Mais um exemplo: melanina não é tudo igual. O movimento #EssaÉMinhaCor, por exemplo, nasceu de levantamentos internos que revelaram que 70% das mulheres negras estavam insatisfeitas com as opções de maquiagens disponíveis no mercado brasileiro – dado compatível com constatações feitas no congresso IFSCC de 2022 por Demond Tobin, professor de ciência dermatológica da Universidade de Dublin, que evidenciaram a importância da diversidade para ampliar o conhecimento científico sobre pigmentação de peles, ainda consideravelmente eurocêntrico.
A partir daí, baseado nas vivências de mulheres negras e em cocriação com as experts, realizamos uma revisão interna no nosso desenvolvimento global de pesquisa científica, que culminou na criação de uma nova e mais ampla paleta de cores para bases, corretivos e pós compactos, e de um Compromisso Antirracista que visa expandir a representatividade preta em nossas campanhas, portfólio de produtos e entre colaboradores e lideranças da marca.
Ainda temos muito a aprender e fazer, porém, estamos caminhando para ter a representatividade refletida em nossa oferta de produtos e uma amplitude maior para girar a economia através da autoestima das mulheres pretas em um país com a maior população autodeclarada negra fora do continente africano – e aqui mais um exemplo de proporção do mercado.
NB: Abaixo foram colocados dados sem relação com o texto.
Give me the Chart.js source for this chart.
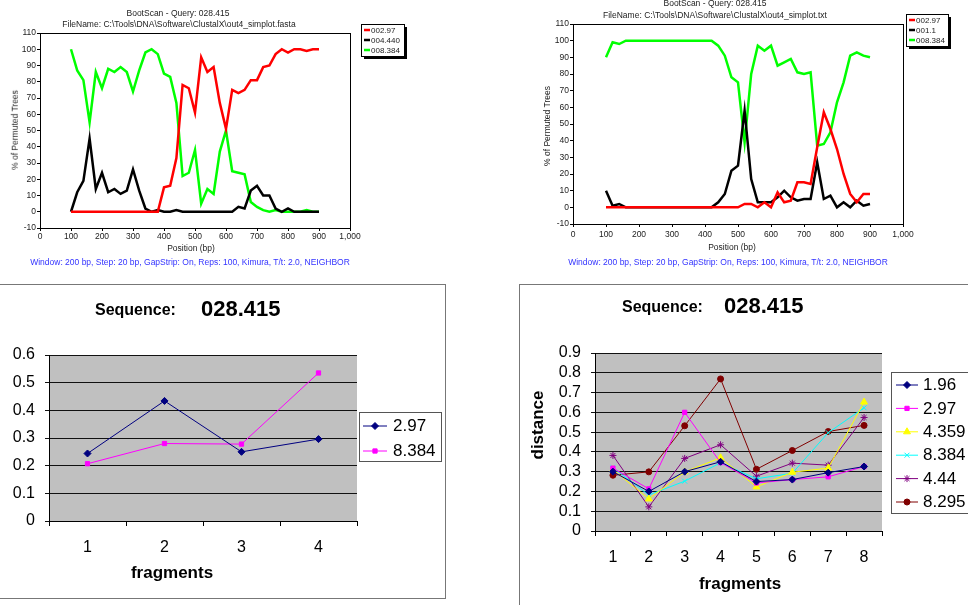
<!DOCTYPE html>
<html>
<head>
<meta charset="utf-8">
<script src="https://cdn.jsdelivr.net/npm/chart.js@4/dist/chart.umd.min.js"></script>
<style>
body{margin:0;width:968px;height:605px;position:relative;background:#fff;overflow:hidden;font-family:"Liberation Sans",Arial,sans-serif}
canvas{position:absolute;left:0;top:0}
.t{position:absolute;white-space:nowrap;transform:translate(-50%,-50%);line-height:1}
.l{position:absolute;white-space:nowrap;transform:translateY(-50%);line-height:1;font-weight:bold;color:#000}
.s{font-size:8.5px;color:#222}
.r{transform:translate(-50%,-50%) rotate(-90deg)}
.b{font-weight:bold;font-size:17px;color:#000}
.foot{font-size:8.5px;color:#3333ff}
.panel{position:absolute;border:1px solid #777}
</style>
</head>
<body>
<div class="panel" style="left:-1px;top:284px;width:445px;height:313px"></div>
<div class="panel" style="left:519px;top:284px;width:470px;height:340px"></div>

<canvas id="tl" width="968" height="605"></canvas>
<canvas id="tr" width="968" height="605"></canvas>
<canvas id="bl" width="968" height="605"></canvas>
<canvas id="br" width="968" height="605"></canvas>

<div class="t s" style="left:178px;top:13px">BootScan - Query: 028.415</div>
<div class="t s" style="left:179px;top:24px">FileName: C:\Tools\DNA\Software\ClustalX\out4_simplot.fasta</div>
<div class="t s r" style="left:15px;top:130px">% of Permuted Trees</div>
<div class="t s" style="left:191px;top:248px">Position (bp)</div>
<div class="t foot" style="left:190px;top:262px">Window: 200 bp, Step: 20 bp, GapStrip: On, Reps: 100, Kimura, T/t: 2.0, NEIGHBOR</div>

<div class="t s" style="left:715px;top:3px">BootScan - Query: 028.415</div>
<div class="t s" style="left:715px;top:15px">FileName: C:\Tools\DNA\Software\ClustalX\out4_simplot.txt</div>
<div class="t s r" style="left:547px;top:126px">% of Permuted Trees</div>
<div class="t s" style="left:732px;top:247px">Position (bp)</div>
<div class="t foot" style="left:728px;top:262px">Window: 200 bp, Step: 20 bp, GapStrip: On, Reps: 100, Kimura, T/t: 2.0, NEIGHBOR</div>

<div class="l" style="left:95px;top:310px;font-size:16px">Sequence:</div>
<div class="l" style="left:201px;top:309px;font-size:22px">028.415</div>
<div class="t b" style="left:172px;top:572px">fragments</div>

<div class="l" style="left:622px;top:307px;font-size:16px">Sequence:</div>
<div class="l" style="left:724px;top:306px;font-size:22px">028.415</div>
<div class="t b" style="left:740px;top:583px">fragments</div>
<div class="t b r" style="left:537px;top:425px">distance</div>

<script>
// BootScan positions (bp)
const positions = [100,120,140,160,180,200,220,240,260,280,300,320,340,360,380,400,420,440,460,480,500,520,540,560,580,600,620,640,660,680,700,720,740,760,780,800,820,840,860,880,900];

// top left bootscan (.fasta)
const tlNames = ['002.97', '004.440', '008.384'];
const tlRed   = [0,0,0,0,0,0,0,0,0,0,0,0,0,0,0,15,16,33,78,76,61,95,86,89,67,51,75,73,75,81,81,89,90,97,100,98,100,100,99,100,100];
const tlBlack = [0,12,19,45,14,24,12,14,11,13,26,13,2,0,1,0,0,1,0,0,0,0,0,0,0,0,0,3,2,13,16,10,10,2,0,2,0,0,0,0,0];
const tlGreen = [100,87,81,55,86,76,88,86,89,86,74,87,98,100,97,85,83,67,22,24,38,5,14,11,37,50,25,24,23,6,3,1,0,1,0,0,0,0,1,0,0];

// top right bootscan (.txt)
const trNames = ['002.97', '001.1', '008.384'];
const trRed   = [0,0,0,0,0,0,0,0,0,0,0,0,0,0,0,0,0,0,0,0,0,2,2,0,3,0,9,3,4,15,15,14,36,57,47,35,20,8,3,8,8];
const trBlack = [10,1,2,0,0,0,0,0,0,0,0,0,0,0,0,0,0,3,8,22,25,58,17,3,3,3,6,10,6,4,5,5,27,5,7,0,3,0,4,1,2];
const trGreen = [90,99,98,100,100,100,100,100,100,100,100,100,100,100,100,100,100,97,91,78,75,39,80,97,94,97,85,87,89,81,80,81,37,38,45,63,75,91,93,91,90];

// bottom left distances
const blFragments = ['1', '2', '3', '4'];
const blNames = ['2.97', '8.384'];
const bl297  = [0.244, 0.434, 0.250, 0.296];
const bl8384 = [0.207, 0.280, 0.278, 0.535];

// bottom right distances
const brFragments = ['1', '2', '3', '4', '5', '6', '7', '8'];
const brNames = ['1.96', '2.97', '4.359', '8.384', '4.44', '8.295'];
const br196  = [0.30, 0.20, 0.30, 0.35, 0.25, 0.26, 0.295, 0.326];
const br297  = [0.318, 0.213, 0.600, 0.346, 0.243, 0.260, 0.274, 0.326];
const br4359 = [0.31, 0.162, 0.299, 0.370, 0.223, 0.297, 0.318, 0.652];
const br8384 = [0.32, 0.182, 0.252, 0.345, 0.264, 0.292, 0.497, 0.623];
const br444  = [0.382, 0.122, 0.367, 0.436, 0.277, 0.343, 0.333, 0.574];
const br8295 = [0.282, 0.299, 0.532, 0.769, 0.312, 0.407, 0.503, 0.534];

Chart.defaults.font.family = '"Liberation Sans", Arial, sans-serif';
Chart.defaults.color = '#000';

const W = 968, H = 605;

function pad(area, yW, xH) {
  return {left: area.l - yW, top: area.t, right: W - area.r, bottom: H - area.b - xH};
}

// plot box: optional grey fill behind, optional black frame on top
function framePlugin(fill, stroke) {
  return {
    id: 'frame',
    beforeDraw(chart) {
      if (!fill) return;
      const a = chart.chartArea, ctx = chart.ctx;
      ctx.save();
      ctx.fillStyle = fill;
      ctx.fillRect(a.left, a.top, a.right - a.left, a.bottom - a.top);
      ctx.restore();
    },
    afterDraw(chart) {
      if (!stroke) return;
      const a = chart.chartArea, ctx = chart.ctx;
      ctx.save();
      ctx.strokeStyle = stroke;
      ctx.lineWidth = 1;
      ctx.strokeRect(Math.round(a.left) + 0.5, Math.round(a.top) + 0.5, Math.round(a.right - a.left), Math.round(a.bottom - a.top));
      ctx.restore();
    }
  };
}

// excel / simplot style legend box
function legendPlugin(o) {
  return {
    id: 'boxLegend',
    afterDraw(chart) {
      const ctx = chart.ctx;
      ctx.save();
      if (o.shadow) {
        ctx.fillStyle = '#000';
        ctx.fillRect(o.x + o.shadow, o.y + o.shadow, o.w, o.h);
      }
      ctx.fillStyle = '#fff';
      ctx.fillRect(o.x, o.y, o.w, o.h);
      ctx.strokeStyle = o.border;
      ctx.lineWidth = 1;
      ctx.strokeRect(o.x + 0.5, o.y + 0.5, o.w, o.h);
      ctx.font = o.font;
      ctx.textBaseline = 'middle';
      ctx.textAlign = 'left';
      chart.data.datasets.forEach((ds, i) => {
        const y = o.rowY + i * o.rowH;
        ctx.strokeStyle = ds.borderColor;
        ctx.fillStyle = ds.borderColor;
        ctx.lineWidth = o.lineW;
        ctx.beginPath();
        ctx.moveTo(o.lineX, y);
        ctx.lineTo(o.lineX + o.lineLen, y);
        ctx.stroke();
        if (o.markers && Chart.helpers && Chart.helpers.drawPoint) {
          ctx.lineWidth = 1;
          Chart.helpers.drawPoint(ctx, {pointStyle: ds.pointStyle, radius: ds.pointRadius, borderWidth: 1, rotation: 0}, o.lineX + o.lineLen / 2, y);
        }
        ctx.fillStyle = o.color;
        ctx.fillText(ds.label, o.textX, y + 0.5);
      });
      ctx.restore();
    }
  };
}

function bootChart(id, area, names, series, legend, xPad) {
  const colors = ['#ff0000', '#000000', '#00ff00'];
  new Chart(document.getElementById(id), {
    type: 'line',
    data: {
      labels: positions,
      datasets: series.map((d, i) => ({
        label: names[i], data: d,
        borderColor: colors[i], backgroundColor: colors[i],
        borderWidth: 2.5, pointRadius: 0, tension: 0
      }))
    },
    options: {
      responsive: false,
      animation: false,
      layout: {padding: pad(area, 30, 20)},
      plugins: {legend: {display: false}, tooltip: {enabled: false}},
      scales: {
        x: {
          type: 'linear', min: 0, max: 1000,
          afterFit: s => { s.height = 20; },
          ticks: {stepSize: 100, autoSkip: false, maxRotation: 0, padding: xPad, color: '#222', font: {size: 8.5}},
          grid: {drawOnChartArea: false, tickLength: 3, color: '#000'},
          border: {color: '#000'}
        },
        y: {
          min: -10, max: 110,
          afterFit: s => { s.width = 30; },
          ticks: {stepSize: 10, autoSkip: false, padding: 1, color: '#222', font: {size: 8.5}},
          grid: {drawOnChartArea: false, tickLength: 3, color: '#000'},
          border: {color: '#000'}
        }
      }
    },
    plugins: [framePlugin(null, '#000'), legendPlugin(legend)]
  });
}

function seqChart(id, area, labels, yMax, names, series, colors, shapes, sizes, legend) {
  new Chart(document.getElementById(id), {
    type: 'line',
    data: {
      labels: labels,
      datasets: series.map((d, i) => ({
        label: names[i], data: d,
        borderColor: colors[i], backgroundColor: colors[i],
        borderWidth: 1, tension: 0,
        pointStyle: shapes[i], pointRadius: sizes[i], pointBorderWidth: 1
      }))
    },
    options: {
      responsive: false,
      animation: false,
      layout: {padding: pad(area, 50, 40)},
      plugins: {legend: {display: false}, tooltip: {enabled: false}},
      scales: {
        x: {
          type: 'category', offset: true,
          afterFit: s => { s.height = 40; },
          ticks: {padding: 12, autoSkip: false, color: '#000', font: {size: 16}},
          grid: {offset: true, drawOnChartArea: false, tickLength: 5, color: '#000'},
          border: {color: '#000'}
        },
        y: {
          min: 0, max: yMax,
          afterFit: s => { s.width = 50; },
          ticks: {stepSize: 0.1, autoSkip: false, padding: 10, color: '#000', font: {size: 16}},
          grid: {color: '#111', tickLength: 4},
          border: {color: '#000'}
        }
      }
    },
    plugins: [framePlugin('#c0c0c0', null), legendPlugin(legend)]
  });
}

bootChart('tl', {l: 40, t: 33, r: 350, b: 228}, tlNames, [tlRed, tlBlack, tlGreen],
  {x: 361, y: 24, w: 43, h: 32, shadow: 3, border: '#000', font: '8px "Liberation Sans", Arial', color: '#222',
   rowY: 30, rowH: 10, lineX: 364, lineLen: 6, lineW: 2.5, textX: 371, markers: false}, 1);

bootChart('tr', {l: 573, t: 24, r: 903, b: 224}, trNames, [trRed, trBlack, trGreen],
  {x: 906, y: 14, w: 42, h: 32, shadow: 3, border: '#000', font: '8px "Liberation Sans", Arial', color: '#222',
   rowY: 20, rowH: 10, lineX: 909, lineLen: 6, lineW: 2.5, textX: 916, markers: false}, 3);

seqChart('bl', {l: 49, t: 355, r: 357, b: 521}, blFragments, 0.6, blNames, [bl297, bl8384],
  ['#000080', '#ff00ff'], ['rectRot', 'rect'], [3.5, 3],
  {x: 359, y: 412, w: 82, h: 49, shadow: 0, border: '#555', font: '17px "Liberation Sans", Arial', color: '#000',
   rowY: 426, rowH: 25, lineX: 363, lineLen: 24, lineW: 1, textX: 393, markers: true});

seqChart('br', {l: 595, t: 353, r: 882, b: 531}, brFragments, 0.9, brNames,
  [br196, br297, br4359, br8384, br444, br8295],
  ['#000080', '#ff00ff', '#ffff00', '#00ffff', '#800080', '#800000'],
  ['rectRot', 'rect', 'triangle', 'crossRot', 'star', 'circle'], [3.5, 3, 4, 3.5, 3.5, 3],
  {x: 891, y: 372, w: 90, h: 141, shadow: 0, border: '#555', font: '17px "Liberation Sans", Arial', color: '#000',
   rowY: 385, rowH: 23.4, lineX: 896, lineLen: 22, lineW: 1, textX: 923, markers: true});
</script>
</body>
</html>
Comunicação cria cultura. E quem não quer criar o ritual da inovação, que não saia do lugar comum pensando sempre com a mesma cabeça, com as mesmas visões de mundo. No entanto, este é um processo que precisa ser realizado de dentro para fora, ampliando a inclusão dentro das companhias e estimulando lideranças e colaboradores a se colocarem como ouvintes e aprendizes. Muito mais do que uma causa social, a diversidade é uma vantagem competitiva de empresas vanguardistas e lideranças transformadoras.